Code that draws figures
╭──

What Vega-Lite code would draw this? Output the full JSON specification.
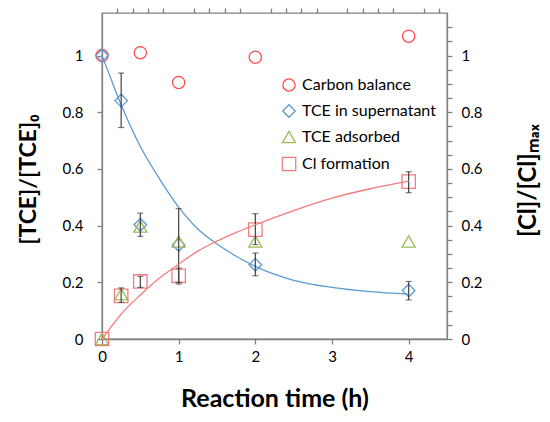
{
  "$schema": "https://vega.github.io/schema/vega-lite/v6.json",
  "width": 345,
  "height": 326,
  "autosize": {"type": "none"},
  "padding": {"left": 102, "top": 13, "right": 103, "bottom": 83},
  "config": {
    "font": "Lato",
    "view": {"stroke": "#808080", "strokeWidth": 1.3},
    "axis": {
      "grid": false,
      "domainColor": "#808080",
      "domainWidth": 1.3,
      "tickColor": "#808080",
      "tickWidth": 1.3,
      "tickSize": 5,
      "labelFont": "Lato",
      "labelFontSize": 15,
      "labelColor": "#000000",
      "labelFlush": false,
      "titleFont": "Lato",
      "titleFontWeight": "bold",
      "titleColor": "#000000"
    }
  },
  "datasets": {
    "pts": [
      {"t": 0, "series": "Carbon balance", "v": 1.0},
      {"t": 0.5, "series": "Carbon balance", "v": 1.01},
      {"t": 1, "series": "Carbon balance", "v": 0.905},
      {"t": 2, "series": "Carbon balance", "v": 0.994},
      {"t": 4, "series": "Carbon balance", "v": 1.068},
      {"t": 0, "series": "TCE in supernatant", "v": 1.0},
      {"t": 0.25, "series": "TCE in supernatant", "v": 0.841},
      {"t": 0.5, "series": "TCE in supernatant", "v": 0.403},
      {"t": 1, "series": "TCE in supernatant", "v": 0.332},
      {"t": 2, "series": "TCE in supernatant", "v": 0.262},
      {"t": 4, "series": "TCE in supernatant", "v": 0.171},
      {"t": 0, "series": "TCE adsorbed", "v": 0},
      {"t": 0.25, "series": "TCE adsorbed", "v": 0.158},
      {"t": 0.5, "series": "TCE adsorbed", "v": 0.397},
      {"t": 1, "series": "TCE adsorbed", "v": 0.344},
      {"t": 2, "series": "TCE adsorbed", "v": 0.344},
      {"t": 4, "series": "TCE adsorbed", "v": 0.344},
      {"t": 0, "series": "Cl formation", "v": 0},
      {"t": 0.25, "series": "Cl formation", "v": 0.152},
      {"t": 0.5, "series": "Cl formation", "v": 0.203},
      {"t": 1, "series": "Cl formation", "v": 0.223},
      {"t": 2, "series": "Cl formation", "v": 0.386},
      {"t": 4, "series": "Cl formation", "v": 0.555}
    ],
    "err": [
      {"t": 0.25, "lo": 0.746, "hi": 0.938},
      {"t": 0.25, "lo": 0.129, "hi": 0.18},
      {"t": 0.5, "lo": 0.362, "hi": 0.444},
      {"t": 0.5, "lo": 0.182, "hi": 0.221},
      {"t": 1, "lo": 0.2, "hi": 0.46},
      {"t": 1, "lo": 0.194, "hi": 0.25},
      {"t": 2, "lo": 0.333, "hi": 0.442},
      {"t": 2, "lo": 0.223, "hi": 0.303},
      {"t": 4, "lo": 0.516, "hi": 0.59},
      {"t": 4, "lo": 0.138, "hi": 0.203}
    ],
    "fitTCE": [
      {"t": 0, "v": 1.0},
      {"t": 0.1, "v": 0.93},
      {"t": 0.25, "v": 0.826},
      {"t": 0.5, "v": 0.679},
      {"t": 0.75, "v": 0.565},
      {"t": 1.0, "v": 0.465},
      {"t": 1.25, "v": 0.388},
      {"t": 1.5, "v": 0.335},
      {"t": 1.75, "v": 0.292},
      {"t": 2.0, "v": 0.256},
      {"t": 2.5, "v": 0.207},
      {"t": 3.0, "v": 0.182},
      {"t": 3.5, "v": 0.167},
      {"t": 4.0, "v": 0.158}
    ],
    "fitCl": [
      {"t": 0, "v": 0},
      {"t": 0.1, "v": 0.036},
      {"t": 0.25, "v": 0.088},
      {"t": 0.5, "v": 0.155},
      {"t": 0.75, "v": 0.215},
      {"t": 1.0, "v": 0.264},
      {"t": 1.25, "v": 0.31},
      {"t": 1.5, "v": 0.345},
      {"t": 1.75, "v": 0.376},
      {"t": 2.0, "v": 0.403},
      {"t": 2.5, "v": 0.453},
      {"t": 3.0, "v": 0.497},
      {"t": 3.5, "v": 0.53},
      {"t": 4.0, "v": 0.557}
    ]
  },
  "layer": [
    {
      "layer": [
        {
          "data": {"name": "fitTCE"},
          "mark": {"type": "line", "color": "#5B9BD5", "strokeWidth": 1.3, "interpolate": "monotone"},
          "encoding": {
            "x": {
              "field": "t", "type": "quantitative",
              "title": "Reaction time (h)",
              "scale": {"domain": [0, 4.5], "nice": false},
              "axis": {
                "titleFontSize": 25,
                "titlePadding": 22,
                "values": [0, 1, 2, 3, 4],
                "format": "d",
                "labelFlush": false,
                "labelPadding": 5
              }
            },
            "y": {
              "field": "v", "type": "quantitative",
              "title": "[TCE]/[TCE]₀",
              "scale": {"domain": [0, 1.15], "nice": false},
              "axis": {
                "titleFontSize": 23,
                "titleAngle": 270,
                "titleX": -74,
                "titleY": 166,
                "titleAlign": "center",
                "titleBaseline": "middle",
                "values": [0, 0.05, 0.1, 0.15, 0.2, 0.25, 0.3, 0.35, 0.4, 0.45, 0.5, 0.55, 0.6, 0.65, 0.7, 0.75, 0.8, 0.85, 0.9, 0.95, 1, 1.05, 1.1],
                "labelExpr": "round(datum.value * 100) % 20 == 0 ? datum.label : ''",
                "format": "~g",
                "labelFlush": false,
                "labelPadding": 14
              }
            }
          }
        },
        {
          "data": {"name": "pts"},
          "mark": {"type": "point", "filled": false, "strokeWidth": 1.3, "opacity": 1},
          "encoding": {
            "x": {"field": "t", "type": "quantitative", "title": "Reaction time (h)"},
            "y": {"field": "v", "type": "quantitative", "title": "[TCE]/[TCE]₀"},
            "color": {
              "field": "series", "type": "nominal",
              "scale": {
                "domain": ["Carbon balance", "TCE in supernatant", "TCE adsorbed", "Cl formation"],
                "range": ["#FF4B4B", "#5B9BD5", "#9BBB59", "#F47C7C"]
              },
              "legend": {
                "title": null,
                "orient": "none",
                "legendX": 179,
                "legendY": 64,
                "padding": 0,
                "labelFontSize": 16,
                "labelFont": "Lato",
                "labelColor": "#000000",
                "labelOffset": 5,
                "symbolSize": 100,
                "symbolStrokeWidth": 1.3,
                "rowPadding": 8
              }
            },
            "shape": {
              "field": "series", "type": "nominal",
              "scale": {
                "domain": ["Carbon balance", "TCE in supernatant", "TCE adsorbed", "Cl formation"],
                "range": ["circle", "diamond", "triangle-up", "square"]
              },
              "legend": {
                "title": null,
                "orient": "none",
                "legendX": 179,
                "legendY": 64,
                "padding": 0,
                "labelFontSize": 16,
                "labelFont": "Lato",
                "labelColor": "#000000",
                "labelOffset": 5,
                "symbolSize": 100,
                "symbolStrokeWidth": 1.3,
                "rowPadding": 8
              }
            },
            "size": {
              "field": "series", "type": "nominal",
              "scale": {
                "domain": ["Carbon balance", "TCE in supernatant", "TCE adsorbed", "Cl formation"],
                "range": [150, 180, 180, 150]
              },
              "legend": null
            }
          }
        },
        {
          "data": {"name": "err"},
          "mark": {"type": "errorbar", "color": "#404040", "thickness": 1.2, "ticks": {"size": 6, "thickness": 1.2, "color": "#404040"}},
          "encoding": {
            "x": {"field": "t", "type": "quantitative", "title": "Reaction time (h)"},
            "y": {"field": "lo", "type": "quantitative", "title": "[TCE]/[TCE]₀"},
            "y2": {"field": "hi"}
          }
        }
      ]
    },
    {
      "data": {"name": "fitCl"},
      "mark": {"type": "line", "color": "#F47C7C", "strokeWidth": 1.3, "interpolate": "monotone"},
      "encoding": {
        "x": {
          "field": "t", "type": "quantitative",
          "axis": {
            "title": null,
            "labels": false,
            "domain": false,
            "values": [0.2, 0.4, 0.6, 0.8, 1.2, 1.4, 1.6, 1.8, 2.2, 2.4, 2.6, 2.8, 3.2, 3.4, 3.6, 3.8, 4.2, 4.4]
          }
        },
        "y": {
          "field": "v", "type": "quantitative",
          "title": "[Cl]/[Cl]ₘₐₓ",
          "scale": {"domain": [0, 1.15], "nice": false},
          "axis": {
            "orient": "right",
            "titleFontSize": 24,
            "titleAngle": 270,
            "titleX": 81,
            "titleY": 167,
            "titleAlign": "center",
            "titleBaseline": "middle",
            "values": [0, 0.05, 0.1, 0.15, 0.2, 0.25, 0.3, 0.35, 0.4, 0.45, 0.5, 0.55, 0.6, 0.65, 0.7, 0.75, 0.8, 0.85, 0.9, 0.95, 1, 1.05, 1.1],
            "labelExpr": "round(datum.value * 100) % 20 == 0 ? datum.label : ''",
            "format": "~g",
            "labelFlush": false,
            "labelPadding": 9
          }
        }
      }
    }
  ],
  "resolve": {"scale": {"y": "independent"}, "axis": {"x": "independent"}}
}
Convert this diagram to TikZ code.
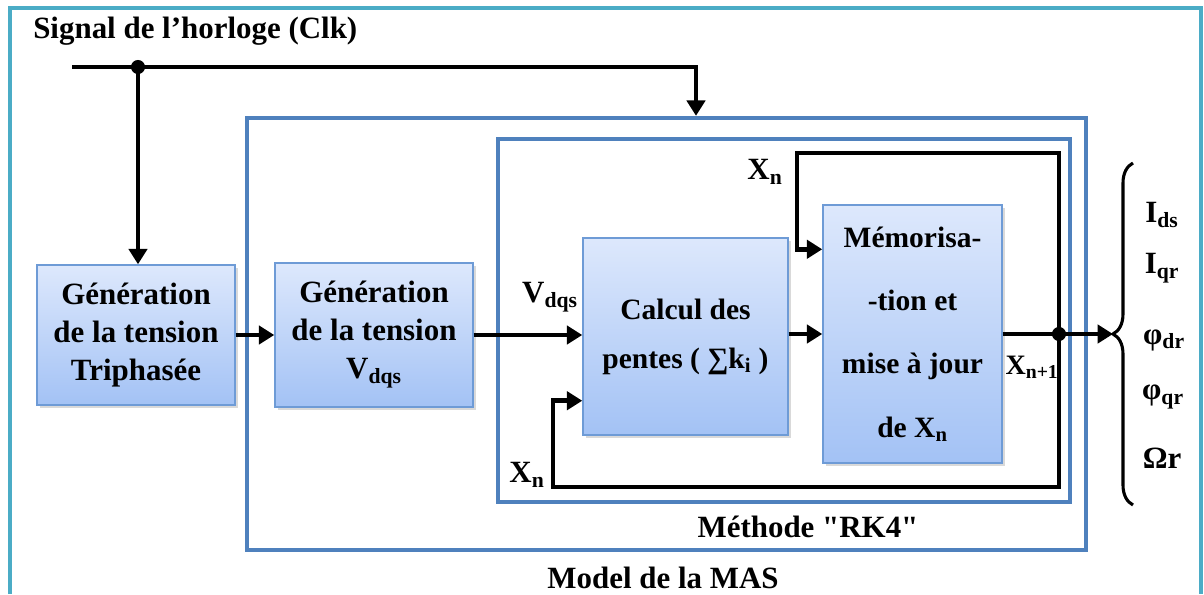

╰──

# TASK REQUIREMENTS
Above are the entries; count how many of their lines contain the word "this" and give only that number.

# EXERCISE RESPONSE
2